Transcribe the records that follow. Keep every word exactly, and drop the pictures.

(Saved data entries)
---

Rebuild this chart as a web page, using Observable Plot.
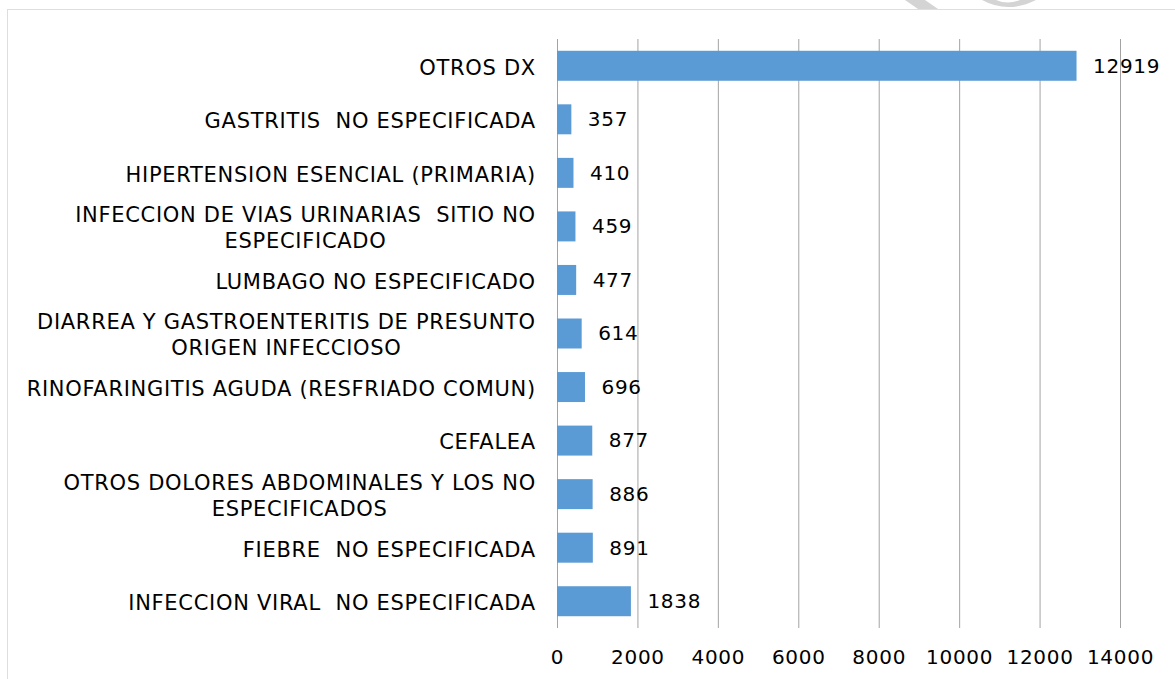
<!DOCTYPE html>
<html>
<head>
<meta charset="utf-8">
<script src="https://cdn.jsdelivr.net/npm/d3@7"></script>
<script src="https://cdn.jsdelivr.net/npm/@observablehq/plot@0.6"></script>
<style>
  html, body { margin: 0; padding: 0; background: #fff; }
  #wrap { position: relative; width: 1175px; height: 679px; overflow: hidden; }
  #frame { position: absolute; left: 7px; top: 9px; width: 1200px; height: 700px; border: 1px solid #dedede; box-sizing: border-box; }
  #wm { position: absolute; left: 0; top: 0; }
  #chart { position: absolute; left: 0; top: 0; }
  #chart svg { white-space: pre; letter-spacing: 0.7px; }
</style>
</head>
<body>
<div id="wrap">
  <svg id="wm" width="1175" height="20">
    <path d="M905,0 L925,0 L938,9 L918,9 Z" fill="#d4d4d4"/>
    <path d="M982,0 Q1008,14 1036,0 L1020,0 Q1008,5 996,0 Z" fill="#d4d4d4"/>
  </svg>
  <div id="frame"></div>
  <div id="chart"></div>
</div>
<script>
const categories = [
  "OTROS DX",
  "GASTRITIS  NO ESPECIFICADA",
  "HIPERTENSION ESENCIAL (PRIMARIA)",
  "INFECCION DE VIAS URINARIAS  SITIO NO\nESPECIFICADO",
  "LUMBAGO NO ESPECIFICADO",
  "DIARREA Y GASTROENTERITIS DE PRESUNTO\nORIGEN INFECCIOSO",
  "RINOFARINGITIS AGUDA (RESFRIADO COMUN)",
  "CEFALEA",
  "OTROS DOLORES ABDOMINALES Y LOS NO\nESPECIFICADOS",
  "FIEBRE  NO ESPECIFICADA",
  "INFECCION VIRAL  NO ESPECIFICADA"
];
const values = [12919, 357, 410, 459, 477, 614, 696, 877, 886, 891, 1838];
const xTicks = [0, 2000, 4000, 6000, 8000, 10000, 12000, 14000];

const data = categories.map((c, i) => ({cat: c, value: values[i]}));

const FONT = "DejaVu Sans";
const labelSize = 21;
const LS = 0.7;
const canvas = document.createElement("canvas");
const ctx = canvas.getContext("2d");
ctx.font = `${labelSize}px "${FONT}"`;
const gap = 22;
const measure = s => ctx.measureText(s).width + LS * s.length;

const labelMarks = data.map(d => {
  const lines = d.cat.split("\n");
  const w = Math.max(...lines.map(measure));
  return Plot.text([d], {
    x: () => 0, y: "cat", text: "cat",
    textAnchor: "middle", lineAnchor: "middle", lineHeight: 1.24,
    dx: -gap - w / 2 + LS / 2,
    fontSize: labelSize, fill: "#000"
  });
});

const chart = Plot.plot({
  width: 1175,
  height: 679,
  marginLeft: 557,
  marginRight: 55,
  marginTop: 39,
  marginBottom: 51,
  style: {fontFamily: FONT, background: "transparent", overflow: "visible"},
  x: {domain: [0, 14000], ticks: xTicks, axis: null, label: null},
  y: {domain: categories, paddingInner: 0.44, paddingOuter: 0.22, round: false, axis: null, label: null},
  marks: [
    Plot.ruleX(xTicks, {stroke: "#a3a3a3", strokeWidth: 1}),
    Plot.barX(data, {x: "value", y: "cat", fill: "#5B9BD5"}),
    Plot.text(data, {x: "value", y: "cat", text: d => String(d.value), textAnchor: "start", dx: 16, fontSize: 20, fill: "#000"}),
    ...labelMarks,
    Plot.axisX(xTicks, {tickSize: 0, tickPadding: 21, fontSize: 20, color: "#000", label: null, tickFormat: d => String(d)})
  ]
});
document.getElementById("chart").appendChild(chart);
</script>
</body>
</html>
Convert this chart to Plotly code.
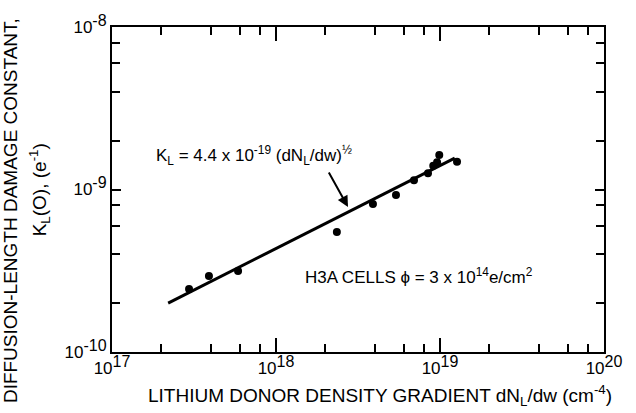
import plotly.graph_objects as go

# Data
gradient = [2.95e17, 3.90e17, 5.87e17, 2.35e18, 3.90e18, 5.39e18, 6.94e18,
            8.45e18, 9.10e18, 9.60e18, 9.90e18, 1.27e19]
damage_k = [2.44e-10, 2.94e-10, 3.15e-10, 5.47e-10, 8.14e-10, 9.25e-10, 1.14e-9,
            1.26e-9, 1.40e-9, 1.47e-9, 1.63e-9, 1.48e-9]
fit_x = [2.20e17, 1.23e19]
fit_y = [2.00e-10, 1.56e-9]

x_major = [1e17, 1e18, 1e19, 1e20]
x_exps = ["17", "18", "19", "20"]
x_minor = [m * 10.0**e for e in (17, 18, 19) for m in (2, 4, 6, 8)]
y_major = [1e-10, 1e-9, 1e-8]
y_exps = ["-10", "-9", "-8"]
y_minor = [m * 10.0**e for e in (-10, -9) for m in (2, 4, 6, 8)]

def power_label(exp):
    return "10<sup><span style='font-size:16px'>%s</span></sup>" % exp

FONT = "Liberation Sans, Arial, sans-serif"

fig = go.Figure()
fig.add_trace(go.Scatter(x=fit_x, y=fit_y, mode="lines",
                         line=dict(color="black", width=3), showlegend=False))
fig.add_trace(go.Scatter(x=gradient, y=damage_k, mode="markers",
                         marker=dict(color="black", size=8), showlegend=False))

axis_common = dict(type="log", showgrid=False, zeroline=False, showline=True,
                   linecolor="black", linewidth=2, mirror="allticks",
                   ticks="inside", tickcolor="black", tickwidth=2,
                   tickfont=dict(family=FONT, size=17, color="black"))

fig.update_xaxes(**axis_common, range=[17, 20], tickvals=x_major,
                 ticktext=[power_label(e) for e in x_exps], ticklen=14,
                 minor=dict(tickvals=x_minor, ticks="inside", ticklen=8,
                            tickcolor="black", tickwidth=2))
fig.update_yaxes(**axis_common, range=[-10, -8], tickvals=y_major,
                 ticktext=[power_label(e) for e in y_exps], ticklen=9,
                 minor=dict(tickvals=y_minor, ticks="inside", ticklen=8,
                            tickcolor="black", tickwidth=2))

fig.add_annotation(x=0.545, y=-0.133, xref="paper", yref="paper", showarrow=False,
                   xanchor="center", yanchor="middle",
                   text="LITHIUM DONOR DENSITY GRADIENT dN<sub>L</sub>/dw (cm<sup>-4</sup>)",
                   font=dict(family=FONT, size=19, color="black"))
fig.add_annotation(x=-0.205, y=0.434, xref="paper", yref="paper", showarrow=False,
                   textangle=-90, xanchor="center", yanchor="middle",
                   text="DIFFUSION-LENGTH DAMAGE CONSTANT,",
                   font=dict(family=FONT, size=19, color="black"))
fig.add_annotation(x=-0.148, y=0.498, xref="paper", yref="paper", showarrow=False,
                   textangle=-90, xanchor="center", yanchor="middle",
                   text="K<sub>L</sub>(O), (e<sup>-1</sup>)",
                   font=dict(family=FONT, size=19, color="black"))

# fit-equation label and its arrow
fig.add_annotation(x=17.866, y=-8.79, xref="x", yref="y", showarrow=False,
                   xanchor="center", yanchor="middle",
                   text="K<sub>L</sub> = 4.4 x 10<sup>-19</sup> (dN<sub>L</sub>/dw)<sup>½</sup>",
                   font=dict(family=FONT, size=17, color="black"))
fig.add_annotation(x=18.439, y=-9.108, xref="x", yref="y", text="",
                   showarrow=True, arrowhead=2, arrowsize=1.1, arrowwidth=2,
                   arrowcolor="black", ax=-20, ay=-36)
fig.add_annotation(x=18.165, y=-9.535, xref="x", yref="y", showarrow=False,
                   xanchor="left", yanchor="middle",
                   text="H3A CELLS \u03d5 = 3 x 10<sup>14</sup>e/cm<sup>2</sup>",
                   font=dict(family=FONT, size=17, color="black"))

fig.update_layout(width=636, height=413, margin=dict(l=112, r=32, t=27, b=61),
                  plot_bgcolor="white", paper_bgcolor="white")
fig.write_html("out.html")
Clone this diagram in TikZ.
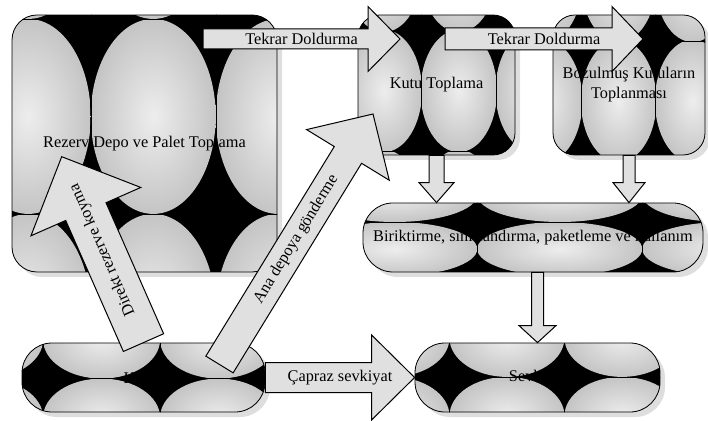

---

Result for this exercise =>
Rebuild this chart as a web page, using Observable Plot.
<!DOCTYPE html>
<html>
<head>
<meta charset="utf-8">
<script src="https://cdn.jsdelivr.net/npm/d3@7"></script>
<script src="https://cdn.jsdelivr.net/npm/@observablehq/plot@0.6"></script>
<style>
  html, body { margin: 0; padding: 0; background: #fff; }
  #wrap { position: relative; width: 1175px; height: 679px; overflow: hidden; }
  #frame { position: absolute; left: 7px; top: 9px; width: 1200px; height: 700px; border: 1px solid #dedede; box-sizing: border-box; }
  #wm { position: absolute; left: 0; top: 0; }
  #chart { position: absolute; left: 0; top: 0; }
  #chart svg { white-space: pre; letter-spacing: 0.7px; }
</style>
</head>
<body>
<div id="wrap">
  <svg id="wm" width="1175" height="20">
    <path d="M905,0 L925,0 L938,9 L918,9 Z" fill="#d4d4d4"/>
    <path d="M982,0 Q1008,14 1036,0 L1020,0 Q1008,5 996,0 Z" fill="#d4d4d4"/>
  </svg>
  <div id="frame"></div>
  <div id="chart"></div>
</div>
<script>
const categories = [
  "OTROS DX",
  "GASTRITIS  NO ESPECIFICADA",
  "HIPERTENSION ESENCIAL (PRIMARIA)",
  "INFECCION DE VIAS URINARIAS  SITIO NO\nESPECIFICADO",
  "LUMBAGO NO ESPECIFICADO",
  "DIARREA Y GASTROENTERITIS DE PRESUNTO\nORIGEN INFECCIOSO",
  "RINOFARINGITIS AGUDA (RESFRIADO COMUN)",
  "CEFALEA",
  "OTROS DOLORES ABDOMINALES Y LOS NO\nESPECIFICADOS",
  "FIEBRE  NO ESPECIFICADA",
  "INFECCION VIRAL  NO ESPECIFICADA"
];
const values = [12919, 357, 410, 459, 477, 614, 696, 877, 886, 891, 1838];
const xTicks = [0, 2000, 4000, 6000, 8000, 10000, 12000, 14000];

const data = categories.map((c, i) => ({cat: c, value: values[i]}));

const FONT = "DejaVu Sans";
const labelSize = 21;
const LS = 0.7;
const canvas = document.createElement("canvas");
const ctx = canvas.getContext("2d");
ctx.font = `${labelSize}px "${FONT}"`;
const gap = 22;
const measure = s => ctx.measureText(s).width + LS * s.length;

const labelMarks = data.map(d => {
  const lines = d.cat.split("\n");
  const w = Math.max(...lines.map(measure));
  return Plot.text([d], {
    x: () => 0, y: "cat", text: "cat",
    textAnchor: "middle", lineAnchor: "middle", lineHeight: 1.24,
    dx: -gap - w / 2 + LS / 2,
    fontSize: labelSize, fill: "#000"
  });
});

const chart = Plot.plot({
  width: 1175,
  height: 679,
  marginLeft: 557,
  marginRight: 55,
  marginTop: 39,
  marginBottom: 51,
  style: {fontFamily: FONT, background: "transparent", overflow: "visible"},
  x: {domain: [0, 14000], ticks: xTicks, axis: null, label: null},
  y: {domain: categories, paddingInner: 0.44, paddingOuter: 0.22, round: false, axis: null, label: null},
  marks: [
    Plot.ruleX(xTicks, {stroke: "#a3a3a3", strokeWidth: 1}),
    Plot.barX(data, {x: "value", y: "cat", fill: "#5B9BD5"}),
    Plot.text(data, {x: "value", y: "cat", text: d => String(d.value), textAnchor: "start", dx: 16, fontSize: 20, fill: "#000"}),
    ...labelMarks,
    Plot.axisX(xTicks, {tickSize: 0, tickPadding: 21, fontSize: 20, color: "#000", label: null, tickFormat: d => String(d)})
  ]
});
document.getElementById("chart").appendChild(chart);
</script>
</body>
</html>
Convert this chart to Plotly code.
import plotly.graph_objects as go

# Data
gradient = [2.95e17, 3.90e17, 5.87e17, 2.35e18, 3.90e18, 5.39e18, 6.94e18,
            8.45e18, 9.10e18, 9.60e18, 9.90e18, 1.27e19]
damage_k = [2.44e-10, 2.94e-10, 3.15e-10, 5.47e-10, 8.14e-10, 9.25e-10, 1.14e-9,
            1.26e-9, 1.40e-9, 1.47e-9, 1.63e-9, 1.48e-9]
fit_x = [2.20e17, 1.23e19]
fit_y = [2.00e-10, 1.56e-9]

x_major = [1e17, 1e18, 1e19, 1e20]
x_exps = ["17", "18", "19", "20"]
x_minor = [m * 10.0**e for e in (17, 18, 19) for m in (2, 4, 6, 8)]
y_major = [1e-10, 1e-9, 1e-8]
y_exps = ["-10", "-9", "-8"]
y_minor = [m * 10.0**e for e in (-10, -9) for m in (2, 4, 6, 8)]

def power_label(exp):
    return "10<sup><span style='font-size:16px'>%s</span></sup>" % exp

FONT = "Liberation Sans, Arial, sans-serif"

fig = go.Figure()
fig.add_trace(go.Scatter(x=fit_x, y=fit_y, mode="lines",
                         line=dict(color="black", width=3), showlegend=False))
fig.add_trace(go.Scatter(x=gradient, y=damage_k, mode="markers",
                         marker=dict(color="black", size=8), showlegend=False))

axis_common = dict(type="log", showgrid=False, zeroline=False, showline=True,
                   linecolor="black", linewidth=2, mirror="allticks",
                   ticks="inside", tickcolor="black", tickwidth=2,
                   tickfont=dict(family=FONT, size=17, color="black"))

fig.update_xaxes(**axis_common, range=[17, 20], tickvals=x_major,
                 ticktext=[power_label(e) for e in x_exps], ticklen=14,
                 minor=dict(tickvals=x_minor, ticks="inside", ticklen=8,
                            tickcolor="black", tickwidth=2))
fig.update_yaxes(**axis_common, range=[-10, -8], tickvals=y_major,
                 ticktext=[power_label(e) for e in y_exps], ticklen=9,
                 minor=dict(tickvals=y_minor, ticks="inside", ticklen=8,
                            tickcolor="black", tickwidth=2))

fig.add_annotation(x=0.545, y=-0.133, xref="paper", yref="paper", showarrow=False,
                   xanchor="center", yanchor="middle",
                   text="LITHIUM DONOR DENSITY GRADIENT dN<sub>L</sub>/dw (cm<sup>-4</sup>)",
                   font=dict(family=FONT, size=19, color="black"))
fig.add_annotation(x=-0.205, y=0.434, xref="paper", yref="paper", showarrow=False,
                   textangle=-90, xanchor="center", yanchor="middle",
                   text="DIFFUSION-LENGTH DAMAGE CONSTANT,",
                   font=dict(family=FONT, size=19, color="black"))
fig.add_annotation(x=-0.148, y=0.498, xref="paper", yref="paper", showarrow=False,
                   textangle=-90, xanchor="center", yanchor="middle",
                   text="K<sub>L</sub>(O), (e<sup>-1</sup>)",
                   font=dict(family=FONT, size=19, color="black"))

# fit-equation label and its arrow
fig.add_annotation(x=17.866, y=-8.79, xref="x", yref="y", showarrow=False,
                   xanchor="center", yanchor="middle",
                   text="K<sub>L</sub> = 4.4 x 10<sup>-19</sup> (dN<sub>L</sub>/dw)<sup>½</sup>",
                   font=dict(family=FONT, size=17, color="black"))
fig.add_annotation(x=18.439, y=-9.108, xref="x", yref="y", text="",
                   showarrow=True, arrowhead=2, arrowsize=1.1, arrowwidth=2,
                   arrowcolor="black", ax=-20, ay=-36)
fig.add_annotation(x=18.165, y=-9.535, xref="x", yref="y", showarrow=False,
                   xanchor="left", yanchor="middle",
                   text="H3A CELLS \u03d5 = 3 x 10<sup>14</sup>e/cm<sup>2</sup>",
                   font=dict(family=FONT, size=17, color="black"))

fig.update_layout(width=636, height=413, margin=dict(l=112, r=32, t=27, b=61),
                  plot_bgcolor="white", paper_bgcolor="white")
fig.write_html("out.html")
Clone this diagram in TikZ.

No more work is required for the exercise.